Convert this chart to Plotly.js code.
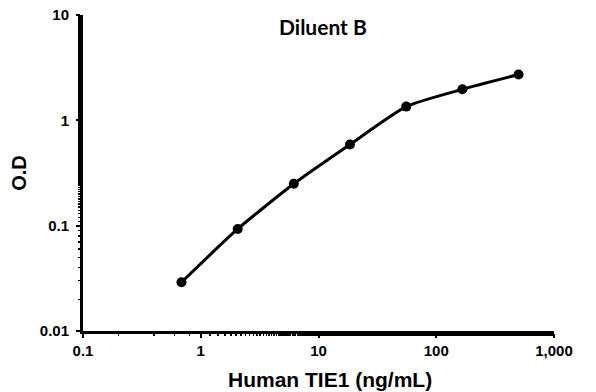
<!DOCTYPE html>
<html><head><meta charset="utf-8">
<script src="https://cdn.plot.ly/plotly-3.0.1.min.js"></script>
<style>html,body{margin:0;padding:0;background:#fff}#c{width:596px;height:392px}</style>
</head><body><div id="c"></div>
<script>
const concentration = [0.686, 2.06, 6.17, 18.5, 55.6, 166.7, 500];
const od = [0.029, 0.093, 0.25, 0.59, 1.35, 1.97, 2.72];
const xTickVals = [0.1, 1, 10, 100, 1000];
const xTickText = ['0.1', '1', '10', '100', '1,000'];
const yTickVals = [0.01, 0.1, 1, 10];
const yTickText = ['0.01', '0.1', '1', '10'];

const trace = {
  x: concentration, y: od, mode: 'lines+markers', type: 'scatter',
  line: {color: '#000', width: 3, shape: 'spline', smoothing: 0.6},
  marker: {color: '#000', size: 10},
  showlegend: false, hoverinfo: 'none'
};
const axisCommon = {
  type: 'log', showgrid: false, zeroline: false, showline: true,
  linecolor: '#000', linewidth: 3, ticks: 'outside', ticklen: 4, tickwidth: 2, tickcolor: '#000',
  tickfont: {family: 'Liberation Sans', size: 15, color: '#000', weight: 'bold'},
  minor: {ticks: 'outside', ticklen: 2, tickwidth: 1.5, tickcolor: '#000'}
};
const layout = {
  width: 596, height: 392,
  margin: {l: 83, r: 42, t: 15, b: 61},
  paper_bgcolor: '#fff', plot_bgcolor: '#fff',
  xaxis: Object.assign({}, axisCommon, {
    range: [-1, 3], tickvals: xTickVals, ticktext: xTickText
  }),
  yaxis: Object.assign({}, axisCommon, {
    range: [-2, 1], tickvals: yTickVals, ticktext: yTickText, ticklabelstandoff: 4,
    title: {text: 'O.D', standoff: 8,
      font: {family: 'Liberation Sans', size: 20, color: '#000', weight: 'bold'}}
  }),
  annotations: [{
    text: 'Diluent B', xref: 'paper', yref: 'paper', x: 0.51, y: 0.965,
    xanchor: 'center', yanchor: 'middle', showarrow: false,
    font: {family: 'Lato', size: 21, color: '#000', weight: 'bold'}
  }, {
    text: 'Human TIE1 (ng/mL)', xref: 'paper', yref: 'paper', x: 0.524, y: -0.155,
    xanchor: 'center', yanchor: 'middle', showarrow: false,
    font: {family: 'Liberation Sans', size: 21, color: '#000', weight: 'bold'}
  }]
};
Plotly.newPlot('c', [trace], layout, {staticPlot: true});
</script></body></html>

## Direction
Give the data above again in full and unchanged, skipping the pictures.

## Written reply
Convert this chart to Plotly.js code.
<!DOCTYPE html>
<html><head><meta charset="utf-8">
<script src="https://cdn.plot.ly/plotly-3.0.1.min.js"></script>
<style>html,body{margin:0;padding:0;background:#fff}#c{width:596px;height:392px}</style>
</head><body><div id="c"></div>
<script>
const concentration = [0.686, 2.06, 6.17, 18.5, 55.6, 166.7, 500];
const od = [0.029, 0.093, 0.25, 0.59, 1.35, 1.97, 2.72];
const xTickVals = [0.1, 1, 10, 100, 1000];
const xTickText = ['0.1', '1', '10', '100', '1,000'];
const yTickVals = [0.01, 0.1, 1, 10];
const yTickText = ['0.01', '0.1', '1', '10'];

const trace = {
  x: concentration, y: od, mode: 'lines+markers', type: 'scatter',
  line: {color: '#000', width: 3, shape: 'spline', smoothing: 0.6},
  marker: {color: '#000', size: 10},
  showlegend: false, hoverinfo: 'none'
};
const axisCommon = {
  type: 'log', showgrid: false, zeroline: false, showline: true,
  linecolor: '#000', linewidth: 3, ticks: 'outside', ticklen: 4, tickwidth: 2, tickcolor: '#000',
  tickfont: {family: 'Liberation Sans', size: 15, color: '#000', weight: 'bold'},
  minor: {ticks: 'outside', ticklen: 2, tickwidth: 1.5, tickcolor: '#000'}
};
const layout = {
  width: 596, height: 392,
  margin: {l: 83, r: 42, t: 15, b: 61},
  paper_bgcolor: '#fff', plot_bgcolor: '#fff',
  xaxis: Object.assign({}, axisCommon, {
    range: [-1, 3], tickvals: xTickVals, ticktext: xTickText
  }),
  yaxis: Object.assign({}, axisCommon, {
    range: [-2, 1], tickvals: yTickVals, ticktext: yTickText, ticklabelstandoff: 4,
    title: {text: 'O.D', standoff: 8,
      font: {family: 'Liberation Sans', size: 20, color: '#000', weight: 'bold'}}
  }),
  annotations: [{
    text: 'Diluent B', xref: 'paper', yref: 'paper', x: 0.51, y: 0.965,
    xanchor: 'center', yanchor: 'middle', showarrow: false,
    font: {family: 'Lato', size: 21, color: '#000', weight: 'bold'}
  }, {
    text: 'Human TIE1 (ng/mL)', xref: 'paper', yref: 'paper', x: 0.524, y: -0.155,
    xanchor: 'center', yanchor: 'middle', showarrow: false,
    font: {family: 'Liberation Sans', size: 21, color: '#000', weight: 'bold'}
  }]
};
Plotly.newPlot('c', [trace], layout, {staticPlot: true});
</script></body></html>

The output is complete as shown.